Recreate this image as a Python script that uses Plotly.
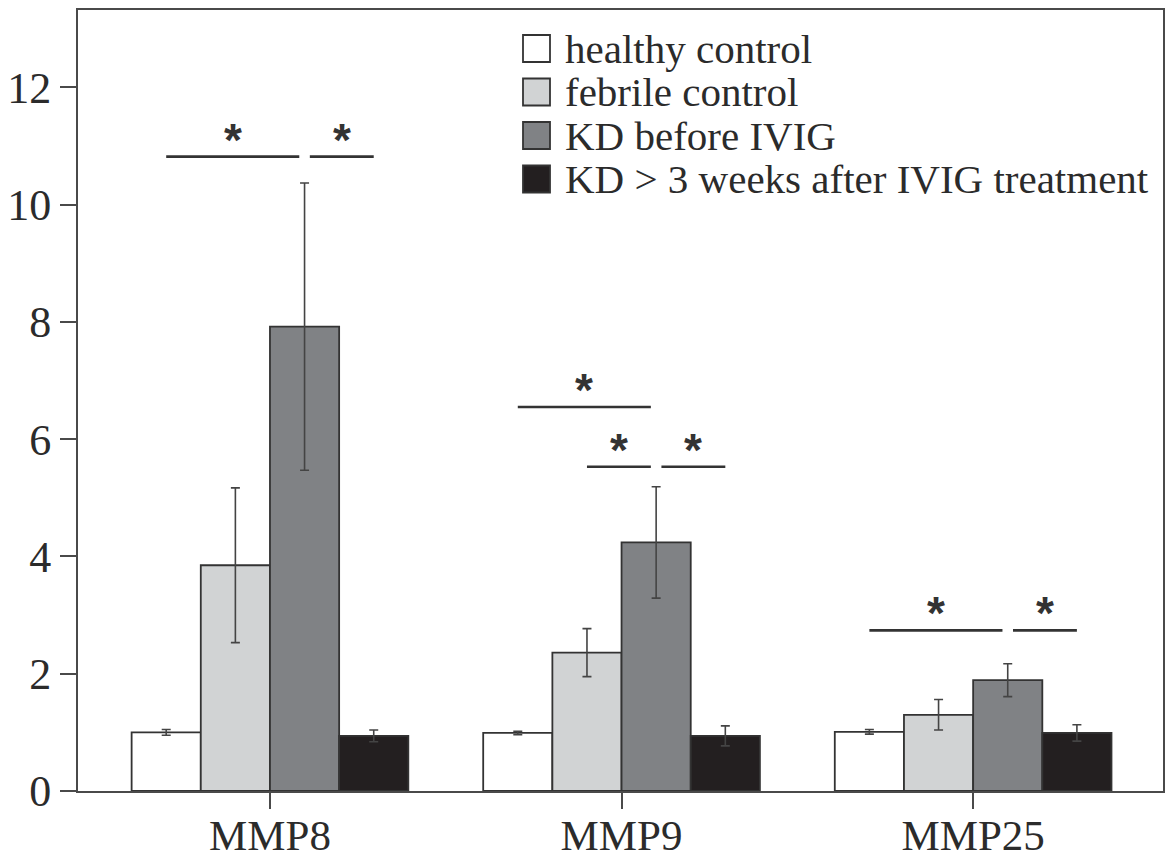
import plotly.graph_objects as go

# ---------------- data ----------------
categories = ["MMP8", "MMP9", "MMP25"]
series_names = ["healthy control", "febrile control", "KD before IVIG",
                "KD > 3 weeks after IVIG treatment"]
healthy = [1.00, 0.99, 1.01]
healthy_err = [0.05, 0.03, 0.04]
febrile = [3.85, 2.36, 1.30]
febrile_err = [1.32, 0.41, 0.26]
kd_before = [7.92, 4.24, 1.89]
kd_before_err = [2.45, 0.95, 0.28]
kd_after = [0.94, 0.94, 0.99]
kd_after_err = [0.10, 0.17, 0.14]
y_ticks = [0, 2, 4, 6, 8, 10, 12]
# significance brackets: (category index, from bar, to bar, bracket level)
sig_brackets = [(0, 0, 2, 10.82), (0, 2, 3, 10.82),
                (1, 0, 2, 6.55), (1, 1, 2, 5.53), (1, 2, 3, 5.53),
                (2, 0, 2, 2.74), (2, 2, 3, 2.74)]

values = [healthy, febrile, kd_before, kd_after]
errors = [healthy_err, febrile_err, kd_before_err, kd_after_err]
colors = ["#ffffff", "#d1d3d4", "#808285", "#231f20"]

# ---------------- layout constants ----------------
W, H = 1165, 857
ML, MR, MT, MB = 78, 2, 10, 66
BARGAP = 0.213
XRANGE = [-0.546, 2.54]
YRANGE = [0, 13.32]
LINE_C = "#4a4a4a"
TEXT_C = "#2b2b2b"
SERIF = "Liberation Serif, Times New Roman, serif"

fig = go.Figure()
for name, vals, errs, col in zip(series_names, values, errors, colors):
    fig.add_trace(go.Bar(
        x=categories, y=vals, name=name, showlegend=False,
        marker=dict(color=col, line=dict(color="#333333", width=1.8)),
        error_y=dict(type="data", array=errs, visible=True,
                     color="#444444", thickness=1.6, width=4.5),
    ))

# bar centre offsets within a group
n = len(series_names)
bw = (1 - BARGAP) / n
def bar_center(cat, i):
    return cat - (1 - BARGAP) / 2 + bw * (i + 0.5)

GAP = 0.015
shapes = []
annotations = []
for cat, b0, b1, lvl in sig_brackets:
    x0 = bar_center(cat, b0) + (GAP if b0 == 2 else 0)
    x1 = bar_center(cat, b1) - (GAP if b1 == 2 else 0)
    shapes.append(dict(type="line", xref="x", yref="y", x0=x0, x1=x1,
                       y0=lvl, y1=lvl, line=dict(color="#333333", width=2.6)))
    annotations.append(dict(x=(x0 + x1) / 2, y=lvl, xref="x", yref="y",
                            text="<b>*</b>", showarrow=False, yanchor="middle",
                            xanchor="center", yshift=17,
                            font=dict(family="Liberation Sans, Arial", size=46,
                                      color="#333333")))

# manual legend (large squares)
pw = W - ML - MR
ph = H - MT - MB
def px_x(px):
    return (px - ML) / pw
def px_y(py):
    return (H - MB - py) / ph

leg_x0, leg_sq = 523, 27
leg_rows = [48.5, 92, 135.5, 179]
for name, col, cy in zip(series_names, colors, leg_rows):
    shapes.append(dict(type="rect", xref="paper", yref="paper",
                       x0=px_x(leg_x0), x1=px_x(leg_x0 + leg_sq),
                       y0=px_y(cy + leg_sq / 2), y1=px_y(cy - leg_sq / 2),
                       fillcolor=col, line=dict(color="#333333", width=1.8)))
    annotations.append(dict(x=px_x(leg_x0 + leg_sq + 13), y=px_y(cy),
                            xref="paper", yref="paper", text=name,
                            showarrow=False, xanchor="left", yanchor="middle",
                            font=dict(family=SERIF, size=41, color=TEXT_C)))

axis_common = dict(showline=True, linecolor=LINE_C, linewidth=2, mirror=True,
                   ticks="outside", ticklen=16, tickwidth=2, tickcolor=LINE_C,
                   showgrid=False, zeroline=False, automargin=False,
                   tickfont=dict(family=SERIF, size=44, color=TEXT_C))

x_axis = dict(axis_common)
x_axis["tickfont"] = dict(family=SERIF, size=43, color=TEXT_C)

fig.update_layout(
    template="none",
    width=W, height=H,
    margin=dict(l=ML, r=MR, t=MT, b=MB, pad=0),
    paper_bgcolor="white", plot_bgcolor="white",
    barmode="group", bargap=BARGAP, bargroupgap=0,
    xaxis=dict(type="category", range=XRANGE, ticklabelstandoff=-11, **x_axis),
    yaxis=dict(range=YRANGE, tickvals=y_ticks, **axis_common),
    shapes=shapes, annotations=annotations,
)

fig.write_html("out.html",
               config={"displayModeBar": False},
               post_script="document.body.style.margin='0';document.body.style.padding='0';")
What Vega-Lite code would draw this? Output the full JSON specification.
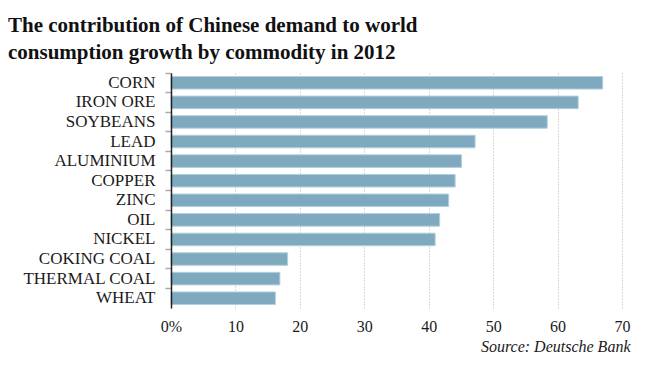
{
  "$schema": "https://vega.github.io/schema/vega-lite/v6.json",
  "autosize": "none",
  "width": 451,
  "height": 235,
  "padding": {"left": 171, "top": 73, "right": 28, "bottom": 58},
  "background": "white",
  "title": {
    "text": ["The contribution of Chinese demand to world", "consumption growth by commodity in 2012"],
    "anchor": "start",
    "frame": "group",
    "dx": -163,
    "offset": -8,
    "baseline": "alphabetic",
    "font": "Liberation Serif",
    "fontSize": 21,
    "fontWeight": "bold",
    "lineHeight": 27,
    "color": "#111111"
  },
  "data": {
    "values": [
      {"commodity": "CORN", "value": 67.0},
      {"commodity": "IRON ORE", "value": 63.2},
      {"commodity": "SOYBEANS", "value": 58.4},
      {"commodity": "LEAD", "value": 47.2},
      {"commodity": "ALUMINIUM", "value": 45.1},
      {"commodity": "COPPER", "value": 44.1},
      {"commodity": "ZINC", "value": 43.1},
      {"commodity": "OIL", "value": 41.7},
      {"commodity": "NICKEL", "value": 41.0},
      {"commodity": "COKING COAL", "value": 18.1},
      {"commodity": "THERMAL COAL", "value": 16.9},
      {"commodity": "WHEAT", "value": 16.2}
    ]
  },
  "mark": {"type": "bar", "height": {"band": 0.64}, "fill": "#7ea9bf", "stroke": "#b4cfdc", "strokeWidth": 1},
  "encoding": {
    "y": {
      "field": "commodity",
      "type": "nominal",
      "sort": null,
      "scale": {"paddingInner": 0, "paddingOuter": 0},
      "axis": {
        "title": null,
        "bandPosition": 0,
        "labelFont": "Liberation Serif",
        "labelFontSize": 17,
        "labelColor": "#1a1a1a",
        "labelPadding": 10,
        "labelBaseline": "middle",
        "tickSize": 6,
        "tickColor": "#aaaaaa",
        "tickWidth": 1.5,
        "domainColor": "#222222",
        "domainWidth": 1.5,
        "grid": false,
        "zindex": 1
      }
    },
    "x": {
      "field": "value",
      "type": "quantitative",
      "scale": {"domain": [0, 70], "nice": false},
      "axis": {
        "values": [0, 10, 20, 30, 40, 50, 60, 70],
        "labelExpr": "datum.value == 0 ? '0%' : datum.label",
        "labelFlush": false,
        "labelFont": "Liberation Serif",
        "labelFontSize": 16,
        "labelColor": "#1a1a1a",
        "labelPadding": 10,
        "domain": false,
        "ticks": false,
        "grid": true,
        "gridColor": "#b5b5b5",
        "gridDash": [1, 2],
        "gridWidth": 1,
        "title": "Source: Deutsche Bank",
        "titleFont": "Liberation Serif",
        "titleFontStyle": "italic",
        "titleFontWeight": "normal",
        "titleFontSize": 16,
        "titleColor": "#1a1a1a",
        "titleAlign": "right",
        "titleBaseline": "alphabetic",
        "titleX": 459,
        "titleY": 43
      }
    }
  },
  "config": {"view": {"stroke": null}}
}
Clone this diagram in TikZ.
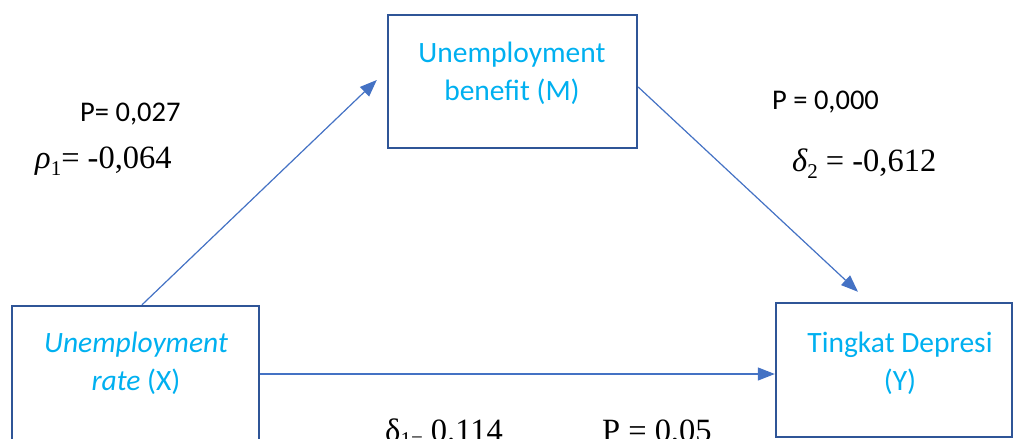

+===+

### Challenge:
Give every record back exactly as it reads, with no images.

### Written response:
Recreate this image as a Python script that uses Plotly.
import plotly.graph_objects as go

# ---------------- data ----------------
categories = ["MMP8", "MMP9", "MMP25"]
series_names = ["healthy control", "febrile control", "KD before IVIG",
                "KD > 3 weeks after IVIG treatment"]
healthy = [1.00, 0.99, 1.01]
healthy_err = [0.05, 0.03, 0.04]
febrile = [3.85, 2.36, 1.30]
febrile_err = [1.32, 0.41, 0.26]
kd_before = [7.92, 4.24, 1.89]
kd_before_err = [2.45, 0.95, 0.28]
kd_after = [0.94, 0.94, 0.99]
kd_after_err = [0.10, 0.17, 0.14]
y_ticks = [0, 2, 4, 6, 8, 10, 12]
# significance brackets: (category index, from bar, to bar, bracket level)
sig_brackets = [(0, 0, 2, 10.82), (0, 2, 3, 10.82),
                (1, 0, 2, 6.55), (1, 1, 2, 5.53), (1, 2, 3, 5.53),
                (2, 0, 2, 2.74), (2, 2, 3, 2.74)]

values = [healthy, febrile, kd_before, kd_after]
errors = [healthy_err, febrile_err, kd_before_err, kd_after_err]
colors = ["#ffffff", "#d1d3d4", "#808285", "#231f20"]

# ---------------- layout constants ----------------
W, H = 1165, 857
ML, MR, MT, MB = 78, 2, 10, 66
BARGAP = 0.213
XRANGE = [-0.546, 2.54]
YRANGE = [0, 13.32]
LINE_C = "#4a4a4a"
TEXT_C = "#2b2b2b"
SERIF = "Liberation Serif, Times New Roman, serif"

fig = go.Figure()
for name, vals, errs, col in zip(series_names, values, errors, colors):
    fig.add_trace(go.Bar(
        x=categories, y=vals, name=name, showlegend=False,
        marker=dict(color=col, line=dict(color="#333333", width=1.8)),
        error_y=dict(type="data", array=errs, visible=True,
                     color="#444444", thickness=1.6, width=4.5),
    ))

# bar centre offsets within a group
n = len(series_names)
bw = (1 - BARGAP) / n
def bar_center(cat, i):
    return cat - (1 - BARGAP) / 2 + bw * (i + 0.5)

GAP = 0.015
shapes = []
annotations = []
for cat, b0, b1, lvl in sig_brackets:
    x0 = bar_center(cat, b0) + (GAP if b0 == 2 else 0)
    x1 = bar_center(cat, b1) - (GAP if b1 == 2 else 0)
    shapes.append(dict(type="line", xref="x", yref="y", x0=x0, x1=x1,
                       y0=lvl, y1=lvl, line=dict(color="#333333", width=2.6)))
    annotations.append(dict(x=(x0 + x1) / 2, y=lvl, xref="x", yref="y",
                            text="<b>*</b>", showarrow=False, yanchor="middle",
                            xanchor="center", yshift=17,
                            font=dict(family="Liberation Sans, Arial", size=46,
                                      color="#333333")))

# manual legend (large squares)
pw = W - ML - MR
ph = H - MT - MB
def px_x(px):
    return (px - ML) / pw
def px_y(py):
    return (H - MB - py) / ph

leg_x0, leg_sq = 523, 27
leg_rows = [48.5, 92, 135.5, 179]
for name, col, cy in zip(series_names, colors, leg_rows):
    shapes.append(dict(type="rect", xref="paper", yref="paper",
                       x0=px_x(leg_x0), x1=px_x(leg_x0 + leg_sq),
                       y0=px_y(cy + leg_sq / 2), y1=px_y(cy - leg_sq / 2),
                       fillcolor=col, line=dict(color="#333333", width=1.8)))
    annotations.append(dict(x=px_x(leg_x0 + leg_sq + 13), y=px_y(cy),
                            xref="paper", yref="paper", text=name,
                            showarrow=False, xanchor="left", yanchor="middle",
                            font=dict(family=SERIF, size=41, color=TEXT_C)))

axis_common = dict(showline=True, linecolor=LINE_C, linewidth=2, mirror=True,
                   ticks="outside", ticklen=16, tickwidth=2, tickcolor=LINE_C,
                   showgrid=False, zeroline=False, automargin=False,
                   tickfont=dict(family=SERIF, size=44, color=TEXT_C))

x_axis = dict(axis_common)
x_axis["tickfont"] = dict(family=SERIF, size=43, color=TEXT_C)

fig.update_layout(
    template="none",
    width=W, height=H,
    margin=dict(l=ML, r=MR, t=MT, b=MB, pad=0),
    paper_bgcolor="white", plot_bgcolor="white",
    barmode="group", bargap=BARGAP, bargroupgap=0,
    xaxis=dict(type="category", range=XRANGE, ticklabelstandoff=-11, **x_axis),
    yaxis=dict(range=YRANGE, tickvals=y_ticks, **axis_common),
    shapes=shapes, annotations=annotations,
)

fig.write_html("out.html",
               config={"displayModeBar": False},
               post_script="document.body.style.margin='0';document.body.style.padding='0';")
What Vega-Lite code would draw this? Output the full JSON specification.
{
  "$schema": "https://vega.github.io/schema/vega-lite/v6.json",
  "autosize": "none",
  "width": 451,
  "height": 235,
  "padding": {"left": 171, "top": 73, "right": 28, "bottom": 58},
  "background": "white",
  "title": {
    "text": ["The contribution of Chinese demand to world", "consumption growth by commodity in 2012"],
    "anchor": "start",
    "frame": "group",
    "dx": -163,
    "offset": -8,
    "baseline": "alphabetic",
    "font": "Liberation Serif",
    "fontSize": 21,
    "fontWeight": "bold",
    "lineHeight": 27,
    "color": "#111111"
  },
  "data": {
    "values": [
      {"commodity": "CORN", "value": 67.0},
      {"commodity": "IRON ORE", "value": 63.2},
      {"commodity": "SOYBEANS", "value": 58.4},
      {"commodity": "LEAD", "value": 47.2},
      {"commodity": "ALUMINIUM", "value": 45.1},
      {"commodity": "COPPER", "value": 44.1},
      {"commodity": "ZINC", "value": 43.1},
      {"commodity": "OIL", "value": 41.7},
      {"commodity": "NICKEL", "value": 41.0},
      {"commodity": "COKING COAL", "value": 18.1},
      {"commodity": "THERMAL COAL", "value": 16.9},
      {"commodity": "WHEAT", "value": 16.2}
    ]
  },
  "mark": {"type": "bar", "height": {"band": 0.64}, "fill": "#7ea9bf", "stroke": "#b4cfdc", "strokeWidth": 1},
  "encoding": {
    "y": {
      "field": "commodity",
      "type": "nominal",
      "sort": null,
      "scale": {"paddingInner": 0, "paddingOuter": 0},
      "axis": {
        "title": null,
        "bandPosition": 0,
        "labelFont": "Liberation Serif",
        "labelFontSize": 17,
        "labelColor": "#1a1a1a",
        "labelPadding": 10,
        "labelBaseline": "middle",
        "tickSize": 6,
        "tickColor": "#aaaaaa",
        "tickWidth": 1.5,
        "domainColor": "#222222",
        "domainWidth": 1.5,
        "grid": false,
        "zindex": 1
      }
    },
    "x": {
      "field": "value",
      "type": "quantitative",
      "scale": {"domain": [0, 70], "nice": false},
      "axis": {
        "values": [0, 10, 20, 30, 40, 50, 60, 70],
        "labelExpr": "datum.value == 0 ? '0%' : datum.label",
        "labelFlush": false,
        "labelFont": "Liberation Serif",
        "labelFontSize": 16,
        "labelColor": "#1a1a1a",
        "labelPadding": 10,
        "domain": false,
        "ticks": false,
        "grid": true,
        "gridColor": "#b5b5b5",
        "gridDash": [1, 2],
        "gridWidth": 1,
        "title": "Source: Deutsche Bank",
        "titleFont": "Liberation Serif",
        "titleFontStyle": "italic",
        "titleFontWeight": "normal",
        "titleFontSize": 16,
        "titleColor": "#1a1a1a",
        "titleAlign": "right",
        "titleBaseline": "alphabetic",
        "titleX": 459,
        "titleY": 43
      }
    }
  },
  "config": {"view": {"stroke": null}}
}
Clone this diagram in TikZ.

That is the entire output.